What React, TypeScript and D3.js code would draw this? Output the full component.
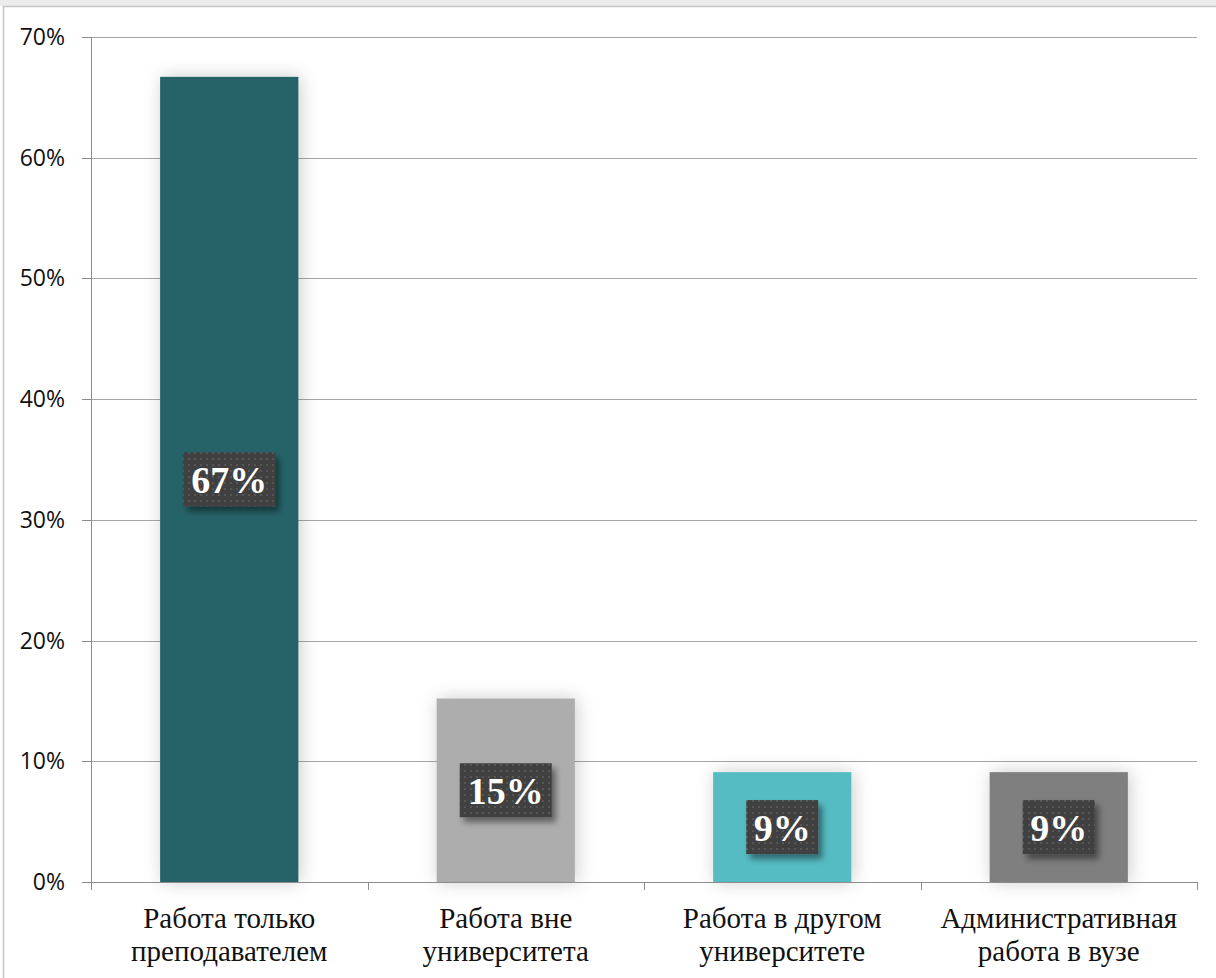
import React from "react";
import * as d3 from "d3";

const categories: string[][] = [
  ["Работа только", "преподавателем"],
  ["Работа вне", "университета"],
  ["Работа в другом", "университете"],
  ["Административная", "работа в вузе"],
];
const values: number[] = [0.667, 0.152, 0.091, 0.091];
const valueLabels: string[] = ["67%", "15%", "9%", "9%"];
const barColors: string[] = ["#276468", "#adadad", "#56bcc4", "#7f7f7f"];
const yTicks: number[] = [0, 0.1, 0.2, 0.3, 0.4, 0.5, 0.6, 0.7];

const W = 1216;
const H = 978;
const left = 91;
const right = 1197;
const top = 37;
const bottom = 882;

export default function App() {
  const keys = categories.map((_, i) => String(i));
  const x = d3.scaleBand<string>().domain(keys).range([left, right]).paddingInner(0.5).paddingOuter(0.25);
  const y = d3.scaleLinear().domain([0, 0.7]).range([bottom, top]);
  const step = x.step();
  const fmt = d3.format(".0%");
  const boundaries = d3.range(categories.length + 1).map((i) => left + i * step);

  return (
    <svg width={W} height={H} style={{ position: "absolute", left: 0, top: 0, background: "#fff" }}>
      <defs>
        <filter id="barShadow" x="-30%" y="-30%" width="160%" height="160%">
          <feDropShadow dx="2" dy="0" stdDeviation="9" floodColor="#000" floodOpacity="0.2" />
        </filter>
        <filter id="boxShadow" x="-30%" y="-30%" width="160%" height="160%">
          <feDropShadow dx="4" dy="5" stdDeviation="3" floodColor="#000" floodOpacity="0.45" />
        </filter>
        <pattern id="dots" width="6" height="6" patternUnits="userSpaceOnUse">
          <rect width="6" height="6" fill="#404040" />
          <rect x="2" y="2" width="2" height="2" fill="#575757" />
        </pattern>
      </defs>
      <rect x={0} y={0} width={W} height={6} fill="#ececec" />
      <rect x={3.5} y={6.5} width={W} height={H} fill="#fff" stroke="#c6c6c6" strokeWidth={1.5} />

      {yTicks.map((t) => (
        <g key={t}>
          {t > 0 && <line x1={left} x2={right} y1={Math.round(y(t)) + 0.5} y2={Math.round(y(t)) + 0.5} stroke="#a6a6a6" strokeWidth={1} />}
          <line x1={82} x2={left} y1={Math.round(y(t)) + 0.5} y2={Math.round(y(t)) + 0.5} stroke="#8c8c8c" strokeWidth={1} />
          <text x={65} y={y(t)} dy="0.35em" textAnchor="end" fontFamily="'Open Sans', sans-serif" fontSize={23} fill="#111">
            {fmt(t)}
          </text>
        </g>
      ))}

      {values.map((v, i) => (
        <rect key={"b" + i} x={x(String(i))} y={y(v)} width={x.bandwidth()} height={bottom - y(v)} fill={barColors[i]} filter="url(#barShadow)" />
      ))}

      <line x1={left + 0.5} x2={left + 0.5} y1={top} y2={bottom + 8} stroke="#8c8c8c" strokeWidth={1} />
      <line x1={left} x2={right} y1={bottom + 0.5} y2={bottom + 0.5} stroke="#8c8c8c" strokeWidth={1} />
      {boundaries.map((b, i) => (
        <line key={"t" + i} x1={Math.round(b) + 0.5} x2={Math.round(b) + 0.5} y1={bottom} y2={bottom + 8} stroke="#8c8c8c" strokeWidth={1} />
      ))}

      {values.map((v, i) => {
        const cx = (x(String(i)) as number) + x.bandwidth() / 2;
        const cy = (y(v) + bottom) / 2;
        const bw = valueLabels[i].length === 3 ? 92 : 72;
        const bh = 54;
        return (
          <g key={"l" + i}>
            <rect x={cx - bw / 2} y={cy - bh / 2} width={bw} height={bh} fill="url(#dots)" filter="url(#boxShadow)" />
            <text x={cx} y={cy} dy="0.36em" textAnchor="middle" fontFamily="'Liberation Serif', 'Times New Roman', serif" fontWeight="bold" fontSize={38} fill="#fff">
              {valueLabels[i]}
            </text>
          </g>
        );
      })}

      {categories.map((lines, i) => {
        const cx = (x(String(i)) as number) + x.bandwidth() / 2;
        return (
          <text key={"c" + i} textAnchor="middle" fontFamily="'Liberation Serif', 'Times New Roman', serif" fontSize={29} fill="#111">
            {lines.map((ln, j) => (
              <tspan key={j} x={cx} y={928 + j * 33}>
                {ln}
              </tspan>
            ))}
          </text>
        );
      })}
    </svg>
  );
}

---

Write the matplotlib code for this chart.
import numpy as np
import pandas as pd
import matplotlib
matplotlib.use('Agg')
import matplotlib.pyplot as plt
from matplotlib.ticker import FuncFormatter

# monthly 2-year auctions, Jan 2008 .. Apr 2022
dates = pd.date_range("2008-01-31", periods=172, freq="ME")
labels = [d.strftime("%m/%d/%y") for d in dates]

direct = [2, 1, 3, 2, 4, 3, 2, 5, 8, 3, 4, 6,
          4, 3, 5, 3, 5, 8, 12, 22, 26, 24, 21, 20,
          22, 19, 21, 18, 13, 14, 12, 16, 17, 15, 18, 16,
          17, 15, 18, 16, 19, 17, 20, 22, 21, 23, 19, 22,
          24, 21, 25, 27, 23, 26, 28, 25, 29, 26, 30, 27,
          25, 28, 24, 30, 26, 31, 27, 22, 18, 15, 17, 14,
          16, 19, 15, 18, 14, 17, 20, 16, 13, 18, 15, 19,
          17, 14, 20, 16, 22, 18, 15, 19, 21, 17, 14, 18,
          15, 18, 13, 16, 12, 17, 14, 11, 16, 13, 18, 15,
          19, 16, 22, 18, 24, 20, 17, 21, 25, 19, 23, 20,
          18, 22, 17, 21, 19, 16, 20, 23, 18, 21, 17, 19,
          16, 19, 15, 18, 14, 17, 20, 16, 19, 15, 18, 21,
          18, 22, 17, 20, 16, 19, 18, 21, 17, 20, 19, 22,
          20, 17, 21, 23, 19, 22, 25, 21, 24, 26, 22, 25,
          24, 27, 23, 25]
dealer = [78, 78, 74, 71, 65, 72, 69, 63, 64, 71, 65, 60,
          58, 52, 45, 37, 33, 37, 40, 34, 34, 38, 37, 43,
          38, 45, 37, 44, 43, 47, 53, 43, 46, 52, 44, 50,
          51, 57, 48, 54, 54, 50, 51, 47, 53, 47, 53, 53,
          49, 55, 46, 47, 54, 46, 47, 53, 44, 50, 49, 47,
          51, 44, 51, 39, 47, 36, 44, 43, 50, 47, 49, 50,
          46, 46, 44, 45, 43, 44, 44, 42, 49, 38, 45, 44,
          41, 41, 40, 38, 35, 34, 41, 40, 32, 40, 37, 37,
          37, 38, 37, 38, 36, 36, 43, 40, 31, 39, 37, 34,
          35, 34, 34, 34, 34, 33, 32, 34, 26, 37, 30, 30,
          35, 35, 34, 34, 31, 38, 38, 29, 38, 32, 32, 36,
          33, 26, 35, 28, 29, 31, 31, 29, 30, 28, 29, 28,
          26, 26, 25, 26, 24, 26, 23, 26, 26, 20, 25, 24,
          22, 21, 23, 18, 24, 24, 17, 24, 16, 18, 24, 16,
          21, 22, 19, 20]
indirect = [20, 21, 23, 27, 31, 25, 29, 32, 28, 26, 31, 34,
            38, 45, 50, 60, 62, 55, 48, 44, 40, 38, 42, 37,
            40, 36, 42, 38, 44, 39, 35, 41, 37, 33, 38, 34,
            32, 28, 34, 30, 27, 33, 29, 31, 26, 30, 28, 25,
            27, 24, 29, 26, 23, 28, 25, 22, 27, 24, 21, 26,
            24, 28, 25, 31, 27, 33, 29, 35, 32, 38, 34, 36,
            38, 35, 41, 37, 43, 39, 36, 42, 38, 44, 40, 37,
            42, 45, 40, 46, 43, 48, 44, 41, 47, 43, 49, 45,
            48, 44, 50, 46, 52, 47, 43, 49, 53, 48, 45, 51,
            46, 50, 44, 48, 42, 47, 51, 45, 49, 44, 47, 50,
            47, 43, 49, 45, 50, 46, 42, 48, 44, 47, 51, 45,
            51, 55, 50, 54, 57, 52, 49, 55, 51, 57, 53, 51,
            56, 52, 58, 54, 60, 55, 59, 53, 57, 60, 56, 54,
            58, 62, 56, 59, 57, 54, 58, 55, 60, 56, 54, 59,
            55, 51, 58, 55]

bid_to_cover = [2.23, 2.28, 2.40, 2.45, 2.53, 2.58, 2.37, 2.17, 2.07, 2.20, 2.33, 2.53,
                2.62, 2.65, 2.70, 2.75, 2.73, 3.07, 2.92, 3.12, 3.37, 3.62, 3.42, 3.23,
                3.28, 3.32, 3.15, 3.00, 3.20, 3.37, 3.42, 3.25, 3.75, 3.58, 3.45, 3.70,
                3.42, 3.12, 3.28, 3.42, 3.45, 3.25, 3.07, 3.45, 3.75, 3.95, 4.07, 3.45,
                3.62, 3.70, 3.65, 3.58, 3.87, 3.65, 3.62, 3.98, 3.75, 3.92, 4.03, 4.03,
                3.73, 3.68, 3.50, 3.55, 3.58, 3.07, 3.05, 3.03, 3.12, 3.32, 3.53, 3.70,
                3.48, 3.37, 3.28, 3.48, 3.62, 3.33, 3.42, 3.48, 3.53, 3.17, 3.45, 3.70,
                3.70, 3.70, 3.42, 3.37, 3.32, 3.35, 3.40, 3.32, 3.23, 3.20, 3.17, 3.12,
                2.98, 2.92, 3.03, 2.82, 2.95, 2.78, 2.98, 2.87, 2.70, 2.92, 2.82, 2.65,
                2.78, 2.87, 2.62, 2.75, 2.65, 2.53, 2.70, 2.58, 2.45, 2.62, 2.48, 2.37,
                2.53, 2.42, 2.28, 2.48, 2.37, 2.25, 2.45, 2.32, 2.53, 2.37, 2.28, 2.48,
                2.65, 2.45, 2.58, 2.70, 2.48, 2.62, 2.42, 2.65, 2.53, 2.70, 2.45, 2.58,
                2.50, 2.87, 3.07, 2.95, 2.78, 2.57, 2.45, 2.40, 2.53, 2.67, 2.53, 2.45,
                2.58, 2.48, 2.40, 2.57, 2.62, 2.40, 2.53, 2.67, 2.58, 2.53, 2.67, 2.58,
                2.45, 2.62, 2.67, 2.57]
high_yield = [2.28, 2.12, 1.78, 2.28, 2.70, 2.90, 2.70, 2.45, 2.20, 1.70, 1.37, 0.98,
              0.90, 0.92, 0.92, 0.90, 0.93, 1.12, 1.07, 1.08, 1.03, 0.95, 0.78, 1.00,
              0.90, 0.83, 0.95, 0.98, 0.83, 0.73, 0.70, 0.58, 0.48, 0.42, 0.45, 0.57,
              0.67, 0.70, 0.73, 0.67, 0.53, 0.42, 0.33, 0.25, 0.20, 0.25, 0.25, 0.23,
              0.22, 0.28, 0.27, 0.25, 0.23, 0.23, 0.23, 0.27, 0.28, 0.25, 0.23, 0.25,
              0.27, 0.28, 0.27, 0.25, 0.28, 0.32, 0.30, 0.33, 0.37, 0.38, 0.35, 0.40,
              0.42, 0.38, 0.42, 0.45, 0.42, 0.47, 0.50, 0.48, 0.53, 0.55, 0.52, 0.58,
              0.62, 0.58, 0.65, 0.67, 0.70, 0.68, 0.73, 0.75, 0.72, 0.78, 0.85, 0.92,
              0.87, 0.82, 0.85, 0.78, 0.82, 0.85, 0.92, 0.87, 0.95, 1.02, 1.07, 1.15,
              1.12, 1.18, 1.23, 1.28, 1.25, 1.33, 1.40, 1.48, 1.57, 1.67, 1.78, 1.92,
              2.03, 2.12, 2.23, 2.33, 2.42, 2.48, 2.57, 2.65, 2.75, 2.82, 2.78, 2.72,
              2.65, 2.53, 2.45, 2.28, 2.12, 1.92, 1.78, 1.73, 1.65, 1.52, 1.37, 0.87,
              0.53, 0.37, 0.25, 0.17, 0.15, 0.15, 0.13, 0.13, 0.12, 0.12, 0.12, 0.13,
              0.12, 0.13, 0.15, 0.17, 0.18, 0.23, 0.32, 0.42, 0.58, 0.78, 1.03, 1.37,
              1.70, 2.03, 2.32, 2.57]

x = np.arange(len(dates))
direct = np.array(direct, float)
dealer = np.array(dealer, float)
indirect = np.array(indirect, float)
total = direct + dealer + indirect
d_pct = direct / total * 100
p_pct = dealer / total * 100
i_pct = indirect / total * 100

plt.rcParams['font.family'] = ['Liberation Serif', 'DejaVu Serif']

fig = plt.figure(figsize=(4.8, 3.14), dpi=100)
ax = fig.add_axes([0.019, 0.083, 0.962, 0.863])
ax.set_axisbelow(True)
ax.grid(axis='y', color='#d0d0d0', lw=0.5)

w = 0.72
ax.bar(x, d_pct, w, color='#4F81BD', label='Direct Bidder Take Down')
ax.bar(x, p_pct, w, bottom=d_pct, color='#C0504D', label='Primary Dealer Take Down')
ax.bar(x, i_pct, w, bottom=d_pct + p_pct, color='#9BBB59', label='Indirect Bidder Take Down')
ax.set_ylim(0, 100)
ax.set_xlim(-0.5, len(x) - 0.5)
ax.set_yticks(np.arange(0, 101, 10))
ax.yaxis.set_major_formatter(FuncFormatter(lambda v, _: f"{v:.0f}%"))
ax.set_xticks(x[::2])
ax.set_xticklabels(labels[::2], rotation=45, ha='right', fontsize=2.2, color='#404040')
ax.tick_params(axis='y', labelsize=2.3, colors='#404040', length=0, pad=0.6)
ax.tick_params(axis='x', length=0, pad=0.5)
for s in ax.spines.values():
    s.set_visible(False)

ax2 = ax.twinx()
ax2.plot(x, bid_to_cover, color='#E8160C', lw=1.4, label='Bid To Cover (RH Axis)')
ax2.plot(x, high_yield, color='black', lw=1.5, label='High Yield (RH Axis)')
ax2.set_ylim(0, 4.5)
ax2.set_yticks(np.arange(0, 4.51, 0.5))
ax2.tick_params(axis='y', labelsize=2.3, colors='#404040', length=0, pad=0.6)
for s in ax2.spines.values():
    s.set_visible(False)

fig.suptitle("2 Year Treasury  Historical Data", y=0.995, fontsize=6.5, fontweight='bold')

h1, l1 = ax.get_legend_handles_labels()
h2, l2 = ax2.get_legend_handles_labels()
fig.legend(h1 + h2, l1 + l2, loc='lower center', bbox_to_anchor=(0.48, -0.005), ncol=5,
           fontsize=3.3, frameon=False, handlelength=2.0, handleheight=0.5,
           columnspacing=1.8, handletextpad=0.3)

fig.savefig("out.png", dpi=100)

▶ _TO BE DONE_:
Extract the part of the records that opens with the line containing "What React, TypeScript" and closes with the line containing "import * as". Take only those lines, exactly, and no pictures.

▶ _RESPONSE TO THIS EXERCISE_:
What React, TypeScript and D3.js code would draw this? Output the full component.
import React from "react";
import * as d3 from "d3";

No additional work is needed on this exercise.